Problem lifecycle and important timings
The Dynatrace Davis® root-cause engine collects all single events that belong to the same incident. As a result, Davis generates a problem that references all incident-relevant information such as individual events that were detected on the impacted topology graph. The figure below shows how two individual events are analyzed within one problem generated by Davis.
As you can see, each event comes with its own start and end timestamps. Each event producer uses various observation sliding time windows, which we call event analysis time (shown in yellow).
Let's consider an example of a metric event configured to use a 5-minute sliding window where 3-minute samples need to violate the threshold to raise an event. In that case, the metric starts violating the threshold 3 minutes prior to the timestamp when the event is raised. The moment the violation first occurs is marked as the event start analysis timestamp, so the information on exactly when the violation started is not lost.
As the event start analysis timestamp represents the earliest point in time when the violating state was observed, the event end analysis timestamp represents the point in time after all necessary violation samples are collected and the Davis problem is raised.
Because each event involved in the problem uses a sliding window, each problem has a trailing period during which a closed problem might be reopened. This is called the reopening period, and its maximum length is 30 minutes.
If a problem remains open for longer than 90 minutes, no new events will be merged into it after the 90-minute point. This prevents Davis from collecting unrelated information for long-lasting incidents (for example, a synthetic test constantly failing and keeping problems open for weeks).

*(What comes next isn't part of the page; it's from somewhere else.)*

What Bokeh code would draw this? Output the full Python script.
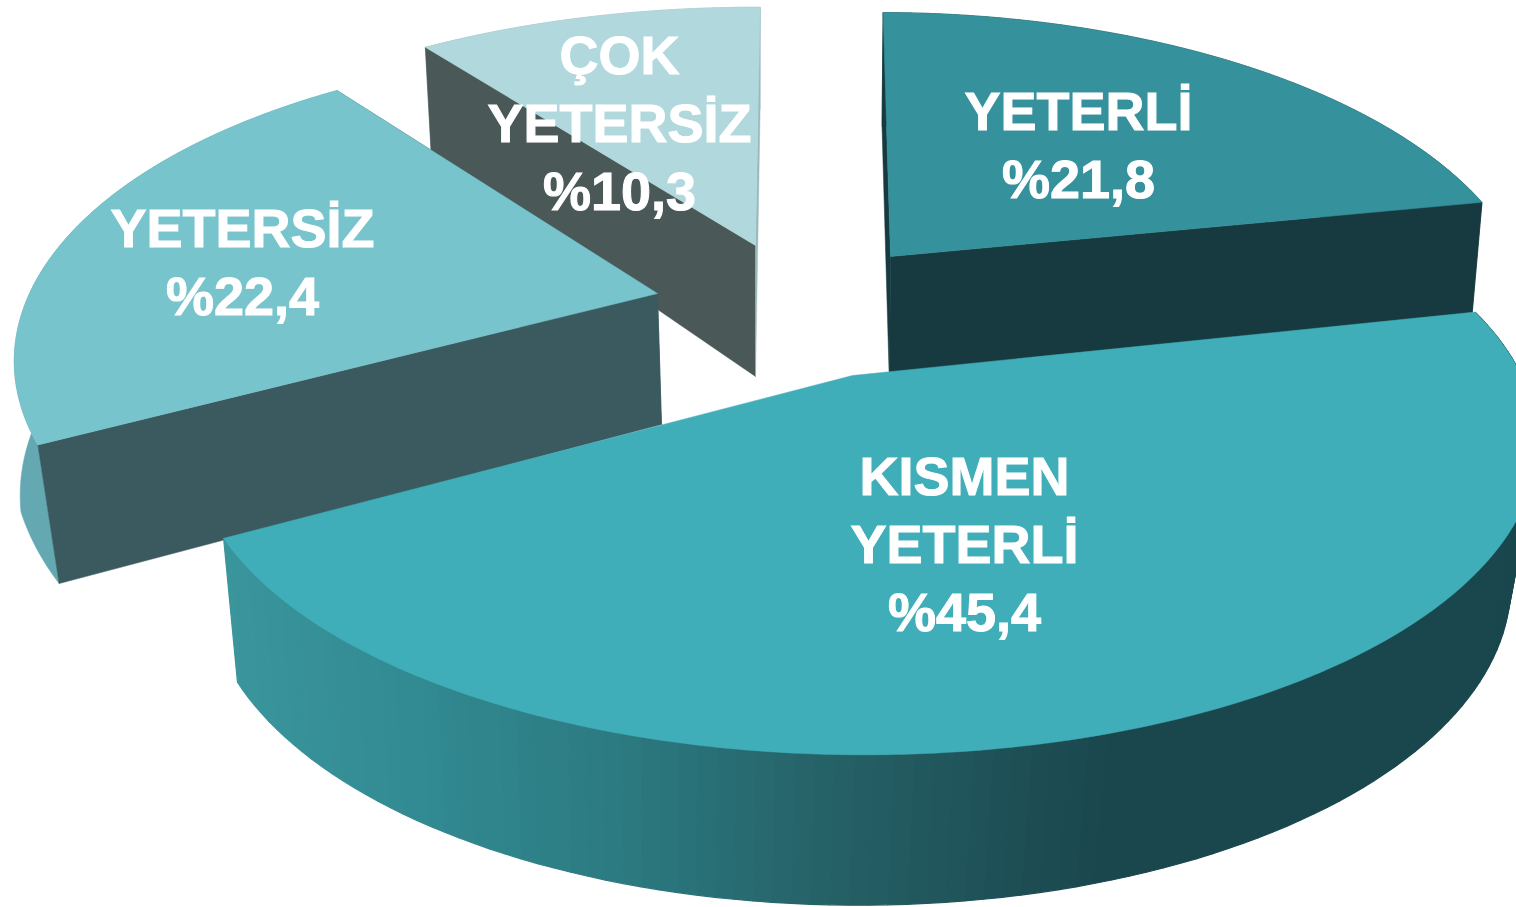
import numpy as np
from bokeh.plotting import figure
from bokeh.embed import file_html
from bokeh.resources import INLINE
from bokeh.core.properties import value

# ---- data (clockwise order) ----
categories = ["YETERLİ", "KISMEN YETERLİ", "YETERSİZ", "ÇOK YETERSİZ"]
values = [21.8, 45.4, 22.4, 10.3]

# ---- layout / styling ----
WIDTH, HEIGHT = 1516, 907
START_DEG = 91.5
K = 0.217
styles = {
    "YETERLİ": dict(apex=(890, 256), off=-12, A=640, B=297, rot=-2, shift=(-1, 131), sx=.983, sy=1.07, bulge=0,
                    top="#35929c", rim="#163a3f", cut_a="#163a3f", cut_b="#163a3f",
                    label=(1078, 110), lines=["YETERLİ"]),
    "KISMEN YETERLİ": dict(apex=(852, 375), off=12, A=657, B=297, rot=0, shift=(-6, 139), sx=.969, sy=1.03, bulge=0,
                           top="#40aeb8", rim=None, cut_a=None, cut_b=None,
                           label=(964, 475), lines=["KISMEN", "YETERLİ"]),
    "YETERSİZ": dict(apex=(657, 293), off=-3, A=625, B=297, rot=-2, shift=(4, 131), sx=.972, sy=1.05, bulge=16,
                     top="#78c4cd", rim="#64a9b2", cut_a="#3a5a5f", cut_b="#3a5a5f",
                     label=(242, 227), lines=["YETERSİZ"]),
    "ÇOK YETERSİZ": dict(apex=(755, 245), off=0, A=650, B=290, rot=-2, shift=(0, 131), sx=.982, sy=1.12, bulge=0,
                         top="#b1d8dd", rim="#9ab8bd", cut_a="#4a5858", cut_b="#9ab8bd",
                         label=(619, 54), lines=["ÇOK", "YETERSİZ"]),
}
rim_stops_x = [236, 420, 620, 800, 900, 1000, 1100, 1516]
rim_stops_rgb = [(58, 149, 156), (50, 138, 146), (44, 122, 129), (38, 100, 106),
                 (34, 90, 96), (30, 80, 86), (26, 71, 77), (25, 71, 77)]
DRAW_ORDER = ["ÇOK YETERSİZ", "YETERSİZ", "YETERLİ", "KISMEN YETERLİ"]

p = figure(width=WIDTH, height=HEIGHT, x_range=(0, WIDTH), y_range=(HEIGHT, 0),
           toolbar_location=None, output_backend="svg", min_border=0,
           outline_line_color=None, background_fill_color="white")
p.axis.visible = False
p.grid.visible = False


def ring(t, st, bottom=False):
    t = np.radians(t + st["rot"])
    s, c = np.sin(t), np.cos(t)
    d = 1 + K * s
    ax, ay = st["apex"]
    x0 = ax + st["off"]
    sx, sy, dx, dy = 1, 1, 0, 0
    if bottom:
        sx, sy = st["sx"], st["sy"]
        dx, dy = st["shift"]
    return x0 + dx + sx * st["A"] * c / d, ay + dy - sy * st["B"] * s / d


total = sum(values)
angles = {}
a = START_DEG
for name, v in zip(categories, values):
    angles[name] = (a, a - v / total * 360.0)
    a -= v / total * 360.0

for name in DRAW_ORDER:
    st = styles[name]
    t0, t1 = angles[name]
    ax, ay = st["apex"]
    dx, dy = st["shift"]
    ts = np.linspace(t0, t1, 241)
    xt, yt = ring(ts, st)
    xb, yb = ring(ts, st, True)
    # outer rim
    if st["rim"] is not None:
        xr = xb - st["bulge"] * np.clip(np.abs(ts - t0) / 12.0, 0, 1)
        p.patch(np.r_[xt, xr[::-1]], np.r_[yt, yb[::-1]], fill_color=st["rim"], line_color=st["rim"], line_width=.5)
    else:
        xs, ys, cols = [], [], []
        step = 2
        for i in range(0, len(ts) - step, step):
            xs.append([xt[i], xt[i + step], xb[i + step], xb[i]])
            ys.append([yt[i], yt[i + step], yb[i + step], yb[i]])
            mx = (xb[i] + xb[i + step]) / 2
            rgb = [np.interp(mx, rim_stops_x, [c[j] for c in rim_stops_rgb]) for j in range(3)]
            cols.append("#%02x%02x%02x" % tuple(int(round(v_)) for v_ in rgb))
        p.patches(xs, ys, fill_color=cols, line_color=cols, line_width=1.2)
    # cut faces at the two ends of the sweep
    for idx, colour in ((0, st["cut_a"]), (-1, st["cut_b"])):
        if colour is None:
            continue
        p.patch([ax, xt[idx], xb[idx], ax + dx], [ay, yt[idx], yb[idx], ay + dy],
                fill_color=colour, line_color=colour, line_width=.5)
    # top face
    p.patch(np.r_[ax, xt], np.r_[ay, yt], fill_color=st["top"], line_color=st["top"], line_width=.5)

# labels
PITCH = 68
for name, v in zip(categories, values):
    st = styles[name]
    lines = st["lines"] + ["%" + f"{v:.1f}".replace(".", ",")]
    lx, ly = st["label"]
    p.text([lx] * len(lines), [ly + i * PITCH for i in range(len(lines))], text=lines,
           text_color="white", text_font=value("Liberation Sans"), text_font_style="bold",
           text_font_size="54px", text_align="center", text_baseline="middle",
           outline_color="white")

open("out.html", "w").write(file_html(p, INLINE))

Summary of the problem lifecycle:
- Individual events use variable analysis sliding windows.
- A problem is raised at the event end analysis timestamp.
- A problem lifespan is defined by the lifespans of individual events in the problem.
- A problem is closed when all events in the problem are closed.
- A closed problem can be reopened during a reopening period of 30 minutes.
- If a problem lasts for longer than 90 minutes, no new events will be merged after the 90-minute point—a new problem will be raised instead.